Leave out the pictures and restate the rest of the data exactly.
_ _ _ _
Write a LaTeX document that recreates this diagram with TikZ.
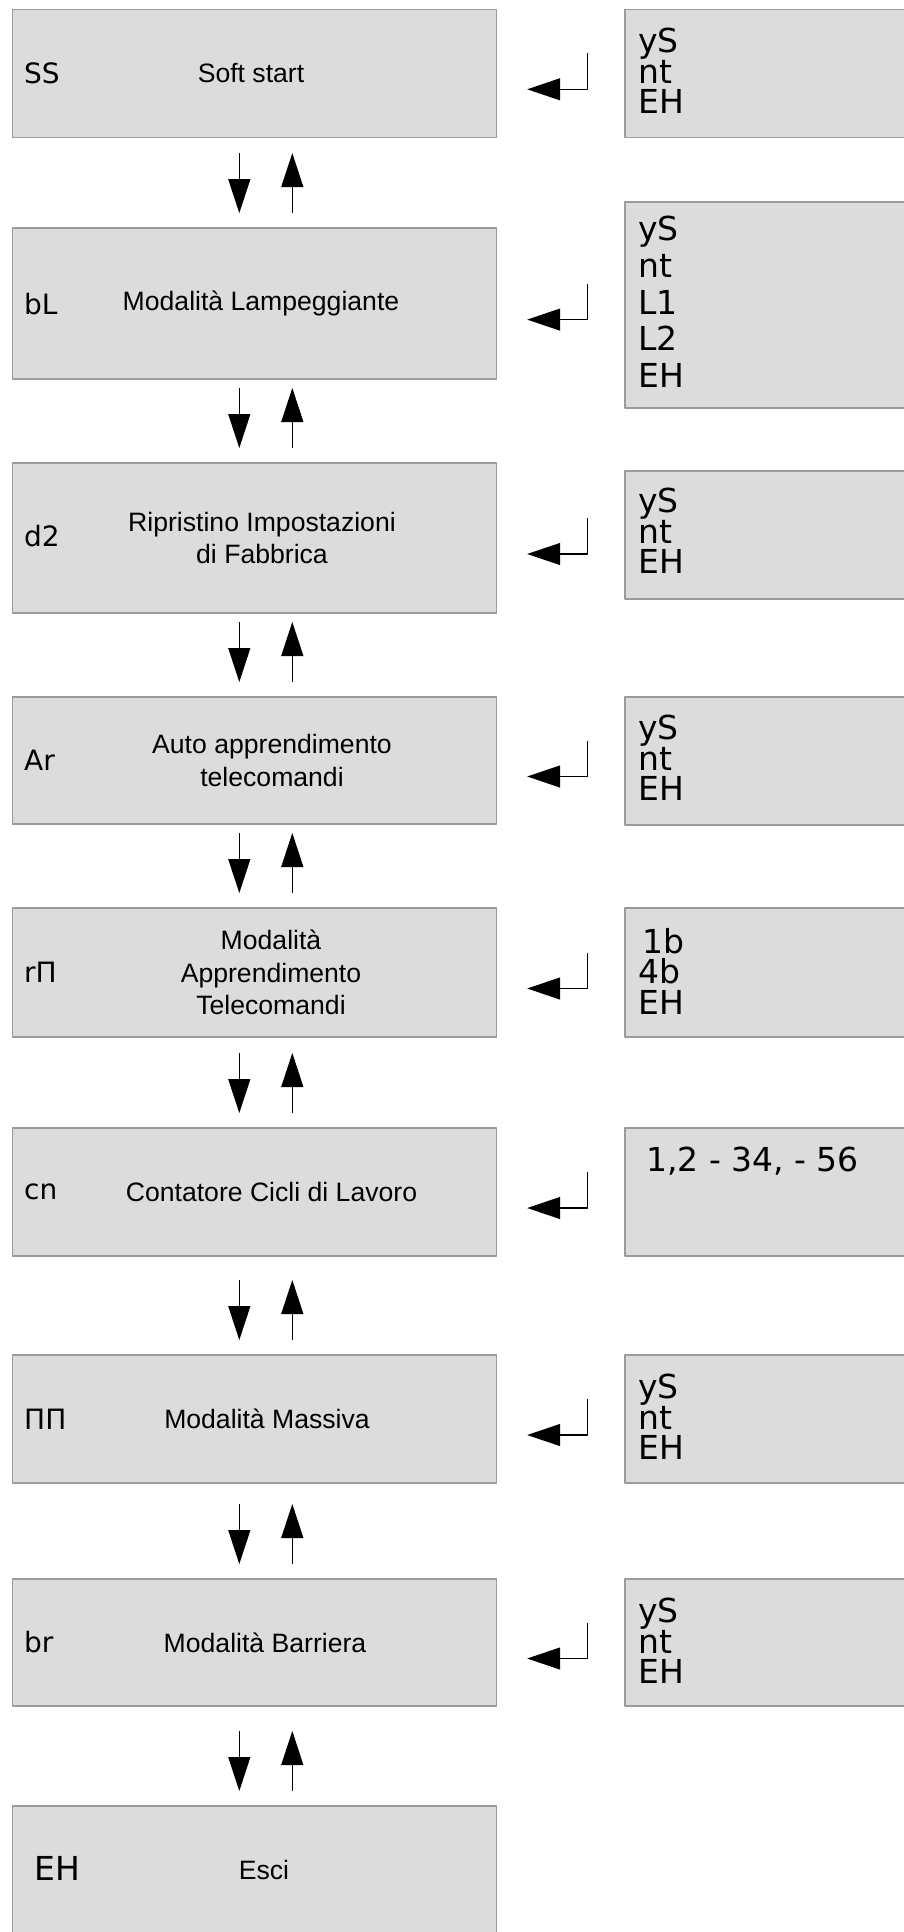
\documentclass[tikz,border=0pt]{standalone}
\usepackage{fontspec}
\setmainfont{Liberation Sans}
\newfontfamily\segfont{DejaVu Sans}
\usetikzlibrary{arrows.meta}
\definecolor{lcd}{RGB}{220,220,220}
\definecolor{lcdframe}{RGB}{155,155,155}
\setlength{\lineskiplimit}{-100pt}
\begin{document}
\begin{tikzpicture}[x=1pt,y=-1pt,line join=round,
  menu/.style={draw=lcdframe,fill=lcd,line width=1.5pt,minimum width=484pt,minimum height=#1,inner sep=0pt,outer sep=0pt},
  opt/.style={draw=lcdframe,fill=lcd,line width=1.5pt,minimum width=320pt,minimum height=#1,inner sep=0pt,outer sep=0pt,anchor=north west},
  code/.style={font=\segfont\fontsize{28}{32}\selectfont,inner sep=0pt,anchor=west},
  desc/.style={font=\fontsize{26.6}{32.5}\selectfont,align=center,inner sep=0pt},
  seg/.style={font=\segfont\fontsize{33}{#1}\selectfont,align=left,inner sep=0pt,anchor=north west},
  nav/.style={line width=1.2pt,-{Triangle[length=34pt,width=22pt]}},
  ret/.style={line width=1.2pt,-{Triangle[length=33pt,width=22pt]}}]
\useasboundingbox (0,0) rectangle (903,1932);
\def\dx{-15.4} \def\ux{37.6}
\node[menu=128pt] (ss) at (254.7,73.3) {};
\node[menu=151pt] (bl) at (254.7,303.6) {};
\node[menu=150pt] (dz) at (254.7,538) {};
\node[menu=127pt] (ar) at (254.7,760.5) {};
\node[menu=129pt] (rm) at (254.7,972.5) {};
\node[menu=128pt] (cn) at (254.7,1192) {};
\node[menu=128pt] (mm) at (254.7,1419) {};
\node[menu=127pt] (br) at (254.7,1642.5) {};
\node[menu=128pt] (eh) at (254.7,1870) {};
\node[code] (ssc) at (24,73.3) {SS};
\node[code] (blc) at (24,303.6) {bL};
\node[code] (dzc) at (24,536) {d2};
\node[code] (arc) at (24,760.5) {Ar};
\node[code] (rmc) at (24,972.5) {rΠ};
\node[code] (cnc) at (24,1192) {cn};
\node[code] (mmc) at (24,1419) {ΠΠ};
\node[code] (brc) at (24,1642.5) {br};
\node[code,font=\segfont\fontsize{33}{36}\selectfont] (ehc) at (34,1868) {EH};
\node[desc] (ssd) at (251,73.3) {Soft start};
\node[desc] (bld) at (261,303.6) {Modalità Lampeggiante};
\node[desc] (dzd) at (262,538) {Ripristino Impostazioni\\di Fabbrica};
\node[desc] (ard) at (272,760.5) {Auto apprendimento\\telecomandi};
\node[desc] (rmd) at (271,972.5) {Modalità\\Apprendimento\\Telecomandi};
\node[desc] (cnd) at (271.5,1192) {Contatore Cicli di Lavoro};
\node[desc] (mmd) at (267,1419) {Modalità Massiva};
\node[desc] (brd) at (265,1642.5) {Modalità Barriera};
\node[desc] (ehd) at (264,1870) {Esci};
\node[opt=128pt] (sso) at (625,9.3) {};
\node[opt=206pt] (blo) at (625,202) {};
\node[opt=128pt] (dzo) at (625,471) {};
\node[opt=128pt] (aro) at (625,697) {};
\node[opt=129pt] (rmo) at (625,908) {};
\node[opt=128pt] (cno) at (625,1128) {};
\node[opt=128pt] (mmo) at (625,1355) {};
\node[opt=127pt] (bro) at (625,1579) {};
\node[seg=30.5pt] (ssv) at (638,28) {yS\\nt\\EH};
\node[seg=36.75pt] (blv) at (638,216) {yS\\nt\\L1\\L2\\EH};
\node[seg=30.5pt] (dzv) at (638,488) {yS\\nt\\EH};
\node[seg=30.5pt] (arv) at (638,715) {yS\\nt\\EH};
\node[seg=30.5pt] (rmv) at (638,928) {\hspace{4pt}1b\\4b\\EH};
\node[seg=30.5pt] (cnv) at (646,1147) {1,2 - 34, - 56};
\node[seg=30.5pt] (mmv) at (638,1374) {yS\\nt\\EH};
\node[seg=30.5pt] (brv) at (638,1598) {yS\\nt\\EH};
\foreach \n in {ss,bl,dz,ar,rm,cn,mm,br}
  \draw[ret] ([shift={(91,-20)}]\n.east) |- ([shift={(30.5,16)}]\n.east);
\foreach \n in {bl,dz,ar,rm,cn,mm,br,eh}{
  \draw[nav] ([shift={(\dx,-75)}]\n.north) -- ([shift={(\dx,-15)}]\n.north);
  \draw[nav] ([shift={(\ux,-15)}]\n.north) -- ([shift={(\ux,-75)}]\n.north);
}
\end{tikzpicture}
\end{document}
_ _ _ _
- _WRITTEN RESPONSE_:
Write a LaTeX document that recreates this diagram with TikZ.
\documentclass[tikz,border=0pt]{standalone}
\usepackage{fontspec}
\setmainfont{Liberation Sans}
\newfontfamily\segfont{DejaVu Sans}
\usetikzlibrary{arrows.meta}
\definecolor{lcd}{RGB}{220,220,220}
\definecolor{lcdframe}{RGB}{155,155,155}
\setlength{\lineskiplimit}{-100pt}
\begin{document}
\begin{tikzpicture}[x=1pt,y=-1pt,line join=round,
  menu/.style={draw=lcdframe,fill=lcd,line width=1.5pt,minimum width=484pt,minimum height=#1,inner sep=0pt,outer sep=0pt},
  opt/.style={draw=lcdframe,fill=lcd,line width=1.5pt,minimum width=320pt,minimum height=#1,inner sep=0pt,outer sep=0pt,anchor=north west},
  code/.style={font=\segfont\fontsize{28}{32}\selectfont,inner sep=0pt,anchor=west},
  desc/.style={font=\fontsize{26.6}{32.5}\selectfont,align=center,inner sep=0pt},
  seg/.style={font=\segfont\fontsize{33}{#1}\selectfont,align=left,inner sep=0pt,anchor=north west},
  nav/.style={line width=1.2pt,-{Triangle[length=34pt,width=22pt]}},
  ret/.style={line width=1.2pt,-{Triangle[length=33pt,width=22pt]}}]
\useasboundingbox (0,0) rectangle (903,1932);
\def\dx{-15.4} \def\ux{37.6}
\node[menu=128pt] (ss) at (254.7,73.3) {};
\node[menu=151pt] (bl) at (254.7,303.6) {};
\node[menu=150pt] (dz) at (254.7,538) {};
\node[menu=127pt] (ar) at (254.7,760.5) {};
\node[menu=129pt] (rm) at (254.7,972.5) {};
\node[menu=128pt] (cn) at (254.7,1192) {};
\node[menu=128pt] (mm) at (254.7,1419) {};
\node[menu=127pt] (br) at (254.7,1642.5) {};
\node[menu=128pt] (eh) at (254.7,1870) {};
\node[code] (ssc) at (24,73.3) {SS};
\node[code] (blc) at (24,303.6) {bL};
\node[code] (dzc) at (24,536) {d2};
\node[code] (arc) at (24,760.5) {Ar};
\node[code] (rmc) at (24,972.5) {rΠ};
\node[code] (cnc) at (24,1192) {cn};
\node[code] (mmc) at (24,1419) {ΠΠ};
\node[code] (brc) at (24,1642.5) {br};
\node[code,font=\segfont\fontsize{33}{36}\selectfont] (ehc) at (34,1868) {EH};
\node[desc] (ssd) at (251,73.3) {Soft start};
\node[desc] (bld) at (261,303.6) {Modalità Lampeggiante};
\node[desc] (dzd) at (262,538) {Ripristino Impostazioni\\di Fabbrica};
\node[desc] (ard) at (272,760.5) {Auto apprendimento\\telecomandi};
\node[desc] (rmd) at (271,972.5) {Modalità\\Apprendimento\\Telecomandi};
\node[desc] (cnd) at (271.5,1192) {Contatore Cicli di Lavoro};
\node[desc] (mmd) at (267,1419) {Modalità Massiva};
\node[desc] (brd) at (265,1642.5) {Modalità Barriera};
\node[desc] (ehd) at (264,1870) {Esci};
\node[opt=128pt] (sso) at (625,9.3) {};
\node[opt=206pt] (blo) at (625,202) {};
\node[opt=128pt] (dzo) at (625,471) {};
\node[opt=128pt] (aro) at (625,697) {};
\node[opt=129pt] (rmo) at (625,908) {};
\node[opt=128pt] (cno) at (625,1128) {};
\node[opt=128pt] (mmo) at (625,1355) {};
\node[opt=127pt] (bro) at (625,1579) {};
\node[seg=30.5pt] (ssv) at (638,28) {yS\\nt\\EH};
\node[seg=36.75pt] (blv) at (638,216) {yS\\nt\\L1\\L2\\EH};
\node[seg=30.5pt] (dzv) at (638,488) {yS\\nt\\EH};
\node[seg=30.5pt] (arv) at (638,715) {yS\\nt\\EH};
\node[seg=30.5pt] (rmv) at (638,928) {\hspace{4pt}1b\\4b\\EH};
\node[seg=30.5pt] (cnv) at (646,1147) {1,2 - 34, - 56};
\node[seg=30.5pt] (mmv) at (638,1374) {yS\\nt\\EH};
\node[seg=30.5pt] (brv) at (638,1598) {yS\\nt\\EH};
\foreach \n in {ss,bl,dz,ar,rm,cn,mm,br}
  \draw[ret] ([shift={(91,-20)}]\n.east) |- ([shift={(30.5,16)}]\n.east);
\foreach \n in {bl,dz,ar,rm,cn,mm,br,eh}{
  \draw[nav] ([shift={(\dx,-75)}]\n.north) -- ([shift={(\dx,-15)}]\n.north);
  \draw[nav] ([shift={(\ux,-15)}]\n.north) -- ([shift={(\ux,-75)}]\n.north);
}
\end{tikzpicture}
\end{document}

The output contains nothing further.